The following is taken from a document produced by a group called The Philanthropy Roundtable entitled, “Investing in Charter Schools. A Guide For Donors.” It defines a charter school as the following:
·         is a public school funded with public money.
·         is tuition-free for all students.
·         is non-sectarian, non-religious, and may not discriminate in student admissions.
·         is chosen by families.
·         is semi-autonomous, operating under its own charter—hence the name—and thus exempt from many of the regulations and collective bargaining agreements under which traditional district schools operate.
·         is free to be a unique school designed to meet the needs of the students it intends to serve.
·         is required to meet the same graduation standards as other schools.
·         is responsible for improving student achievement and adhering to its charter contract, or face closure.
·         receives discounted funding (in most, but not all, states), thus making it partially reliant on philanthropic support.
·         can be a stand-alone school or part of a network of charter schools.
·         can be nonprofit or for-profit  (page 11).
Now, while most of this sounds good, note that charter schools are “exempt from many of the regulations and collective bargaining agreements under which traditional district schools operate.” That means that teachers and staff who work there are not allowed in many cases to negotiate their contracts, their working hours or conditions, or other benefits that traditional educators have. This would also include protections from termination without just cause. Therefore, if the administrator comes in and does not like a particular worker, then they can be fired on the spot with no recourse as would occur in the majority of the jobs, especially in states with “Right-to-Work” laws. It would also include situations where students may not be moving along at the pace required by the standards, which could be caused by the fact that children are individuals who learn at different rates and different styles or their socioeconomic conditions, where the teacher would be held at fault for the student not making learning gains and thus subject to disciplinary actions including dismissal.

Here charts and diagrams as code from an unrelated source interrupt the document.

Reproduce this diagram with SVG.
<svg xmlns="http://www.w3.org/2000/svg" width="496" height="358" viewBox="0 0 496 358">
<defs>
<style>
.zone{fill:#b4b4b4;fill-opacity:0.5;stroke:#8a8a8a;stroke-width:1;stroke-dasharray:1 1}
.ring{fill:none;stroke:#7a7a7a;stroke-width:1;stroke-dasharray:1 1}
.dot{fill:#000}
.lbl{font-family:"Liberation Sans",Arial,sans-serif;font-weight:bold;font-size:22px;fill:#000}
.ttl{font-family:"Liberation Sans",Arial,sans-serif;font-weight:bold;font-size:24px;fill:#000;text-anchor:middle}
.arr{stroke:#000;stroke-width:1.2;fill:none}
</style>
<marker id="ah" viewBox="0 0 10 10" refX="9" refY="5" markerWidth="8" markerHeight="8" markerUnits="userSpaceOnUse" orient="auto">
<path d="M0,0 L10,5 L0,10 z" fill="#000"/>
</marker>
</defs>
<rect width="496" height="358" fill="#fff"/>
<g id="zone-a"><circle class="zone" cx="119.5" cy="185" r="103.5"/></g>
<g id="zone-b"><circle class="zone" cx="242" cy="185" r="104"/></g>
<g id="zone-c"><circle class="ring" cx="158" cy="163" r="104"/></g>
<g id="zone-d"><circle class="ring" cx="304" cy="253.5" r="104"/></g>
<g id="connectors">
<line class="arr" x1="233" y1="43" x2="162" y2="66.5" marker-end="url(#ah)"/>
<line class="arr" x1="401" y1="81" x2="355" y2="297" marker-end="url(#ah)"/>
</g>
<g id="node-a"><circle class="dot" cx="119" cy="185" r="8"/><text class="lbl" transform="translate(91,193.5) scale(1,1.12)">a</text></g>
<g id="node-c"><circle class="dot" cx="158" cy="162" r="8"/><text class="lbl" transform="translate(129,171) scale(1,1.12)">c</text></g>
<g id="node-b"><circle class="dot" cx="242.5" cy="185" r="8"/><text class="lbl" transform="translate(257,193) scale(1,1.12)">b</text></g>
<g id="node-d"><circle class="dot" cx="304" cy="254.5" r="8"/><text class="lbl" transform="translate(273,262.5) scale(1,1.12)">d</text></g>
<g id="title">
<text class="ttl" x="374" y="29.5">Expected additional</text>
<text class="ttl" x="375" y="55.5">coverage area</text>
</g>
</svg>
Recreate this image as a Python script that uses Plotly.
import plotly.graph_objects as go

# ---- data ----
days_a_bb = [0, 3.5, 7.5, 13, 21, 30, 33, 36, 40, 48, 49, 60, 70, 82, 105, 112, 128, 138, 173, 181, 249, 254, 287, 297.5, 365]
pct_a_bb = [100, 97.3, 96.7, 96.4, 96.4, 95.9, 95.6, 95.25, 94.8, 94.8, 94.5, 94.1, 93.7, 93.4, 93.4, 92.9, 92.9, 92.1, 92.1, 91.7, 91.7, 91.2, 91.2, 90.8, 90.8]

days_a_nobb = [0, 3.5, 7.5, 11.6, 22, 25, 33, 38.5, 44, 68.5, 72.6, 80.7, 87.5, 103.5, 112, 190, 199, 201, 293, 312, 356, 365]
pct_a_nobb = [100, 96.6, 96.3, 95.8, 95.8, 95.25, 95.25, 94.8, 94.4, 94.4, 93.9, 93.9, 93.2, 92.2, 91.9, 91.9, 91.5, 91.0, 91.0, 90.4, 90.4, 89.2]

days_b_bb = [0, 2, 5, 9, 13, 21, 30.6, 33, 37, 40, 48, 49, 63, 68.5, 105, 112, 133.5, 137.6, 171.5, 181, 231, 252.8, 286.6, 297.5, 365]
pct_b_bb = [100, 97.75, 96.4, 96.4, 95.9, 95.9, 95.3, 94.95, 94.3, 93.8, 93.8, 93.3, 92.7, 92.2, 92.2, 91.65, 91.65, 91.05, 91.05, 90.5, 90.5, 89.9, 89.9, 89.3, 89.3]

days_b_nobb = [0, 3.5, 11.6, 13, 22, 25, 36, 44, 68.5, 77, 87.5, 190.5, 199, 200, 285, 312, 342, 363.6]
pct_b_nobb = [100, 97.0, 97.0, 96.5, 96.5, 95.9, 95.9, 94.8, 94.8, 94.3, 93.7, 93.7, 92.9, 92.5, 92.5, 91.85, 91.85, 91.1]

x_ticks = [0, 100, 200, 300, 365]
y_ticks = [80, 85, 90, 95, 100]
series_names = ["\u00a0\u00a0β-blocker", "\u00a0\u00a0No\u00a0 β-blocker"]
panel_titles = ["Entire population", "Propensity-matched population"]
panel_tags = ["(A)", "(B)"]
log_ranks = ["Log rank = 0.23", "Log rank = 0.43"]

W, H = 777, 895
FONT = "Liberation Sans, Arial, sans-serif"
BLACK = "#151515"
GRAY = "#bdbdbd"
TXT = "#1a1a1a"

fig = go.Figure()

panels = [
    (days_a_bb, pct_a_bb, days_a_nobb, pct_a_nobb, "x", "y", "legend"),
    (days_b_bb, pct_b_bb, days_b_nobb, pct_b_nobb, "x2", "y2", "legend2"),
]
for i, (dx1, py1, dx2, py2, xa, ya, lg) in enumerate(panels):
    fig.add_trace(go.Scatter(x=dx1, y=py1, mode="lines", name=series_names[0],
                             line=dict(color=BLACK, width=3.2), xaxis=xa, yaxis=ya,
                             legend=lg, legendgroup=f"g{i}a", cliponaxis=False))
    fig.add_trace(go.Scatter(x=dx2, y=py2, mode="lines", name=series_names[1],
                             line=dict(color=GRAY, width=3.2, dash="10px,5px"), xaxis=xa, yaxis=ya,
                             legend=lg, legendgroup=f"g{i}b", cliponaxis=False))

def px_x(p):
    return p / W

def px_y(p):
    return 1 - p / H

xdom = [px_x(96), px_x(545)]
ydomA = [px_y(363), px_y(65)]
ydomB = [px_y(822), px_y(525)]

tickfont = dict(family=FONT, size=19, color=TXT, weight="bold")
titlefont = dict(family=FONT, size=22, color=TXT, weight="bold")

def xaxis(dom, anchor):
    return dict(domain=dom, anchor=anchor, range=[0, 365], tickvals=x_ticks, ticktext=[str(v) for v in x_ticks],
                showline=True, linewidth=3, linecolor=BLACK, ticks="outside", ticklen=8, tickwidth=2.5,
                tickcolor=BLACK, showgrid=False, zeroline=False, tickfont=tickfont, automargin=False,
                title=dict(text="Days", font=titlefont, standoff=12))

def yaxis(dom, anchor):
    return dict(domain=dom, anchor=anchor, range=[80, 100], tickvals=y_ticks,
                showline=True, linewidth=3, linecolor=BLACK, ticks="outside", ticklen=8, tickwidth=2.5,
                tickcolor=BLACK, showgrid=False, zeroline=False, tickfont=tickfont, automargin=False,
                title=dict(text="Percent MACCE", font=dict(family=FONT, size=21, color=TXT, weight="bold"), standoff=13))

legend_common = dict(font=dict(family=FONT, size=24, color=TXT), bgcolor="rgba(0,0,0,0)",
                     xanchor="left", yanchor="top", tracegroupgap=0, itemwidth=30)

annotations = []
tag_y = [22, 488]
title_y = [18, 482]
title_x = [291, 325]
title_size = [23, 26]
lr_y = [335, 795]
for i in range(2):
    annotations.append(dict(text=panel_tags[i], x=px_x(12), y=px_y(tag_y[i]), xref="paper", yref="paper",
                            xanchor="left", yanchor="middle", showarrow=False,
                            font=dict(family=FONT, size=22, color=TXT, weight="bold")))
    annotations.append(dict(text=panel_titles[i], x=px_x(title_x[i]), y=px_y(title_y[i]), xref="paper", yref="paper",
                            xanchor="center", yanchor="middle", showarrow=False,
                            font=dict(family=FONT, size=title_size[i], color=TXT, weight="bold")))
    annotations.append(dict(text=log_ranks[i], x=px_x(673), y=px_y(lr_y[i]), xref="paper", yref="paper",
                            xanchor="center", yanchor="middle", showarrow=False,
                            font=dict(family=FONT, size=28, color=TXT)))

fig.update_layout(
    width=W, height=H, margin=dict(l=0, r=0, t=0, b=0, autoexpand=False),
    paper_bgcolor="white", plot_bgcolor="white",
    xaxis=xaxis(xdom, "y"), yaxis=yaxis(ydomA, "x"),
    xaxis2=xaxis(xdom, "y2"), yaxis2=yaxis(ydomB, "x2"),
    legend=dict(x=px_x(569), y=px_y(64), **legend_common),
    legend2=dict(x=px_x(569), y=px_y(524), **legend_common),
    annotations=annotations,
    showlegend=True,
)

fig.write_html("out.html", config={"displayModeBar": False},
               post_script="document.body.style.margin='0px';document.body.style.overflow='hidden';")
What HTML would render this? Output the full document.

This document goes on to call for a priority in “Priming the Human Capital Pipeline” in the form of encouraging more people to teach and lead their charter schools. The exact words they use are that donor are an important source in “supporting the development of a well-primed pipeline of talented human capital for charter schools and helping fund the development of innovative technologies that can decrease the dependence of the sector on finding ever more sources of talent” (21). In plainer English, it is up to those donors to bring people in from wherever they can find them to teach and lead students without relying on colleges and universities to educate their “talented human capital” (21). Teachers and administrators are no longer people, but “talented human capital” (21). Sounds like a business rather than a school, doesn’t it?

It does not stop there as they go on to call those who start up charter schools “education entrepreneurs” (24). Even some of the charter schools are praised for having created a “brand” (25) by which they are known. They make a comparison between industry and charter schools by stating that “consumers come to know a brand and what it signifies…Brands have proven very useful in the marketplace….Charter Management Organizations (CMOs” are the ‘brands’ of the charter sector, with quality control and cost efficiencies” (29). One further aspect they state in this document concerns the differences between these CMOs and their counterparts called EMOs or education management organizations. CMOs are non-profit while EMOs are for profit. One particularly damning piece of evidence states:
…it is important to note that many education reformers believe that EMOs hold real potential for revolutionizing public education. If investors in EMOs are able to deliver consistent student achievement and create a profitable investment vehicle, they will have discovered a highly attractive and sustainable model for charter schools specifically and public education generally. (30).
Did you catch what was said as well as what was not said in that statement? These people believe that education needs to be a business with investors and profits. The goal of the charter movement is to see public education be corporate operated and run. There is no mention of students learning aside from their wanting the delivery of “consistent student achievement”. Consistent does not mean improvement. It does not mean creativity. It means a steady keeping of the status quo. It means having the same results over time. If only 55 percent of the students pass on a consistent basis, then they succeed. Consistency not progress is the key for them.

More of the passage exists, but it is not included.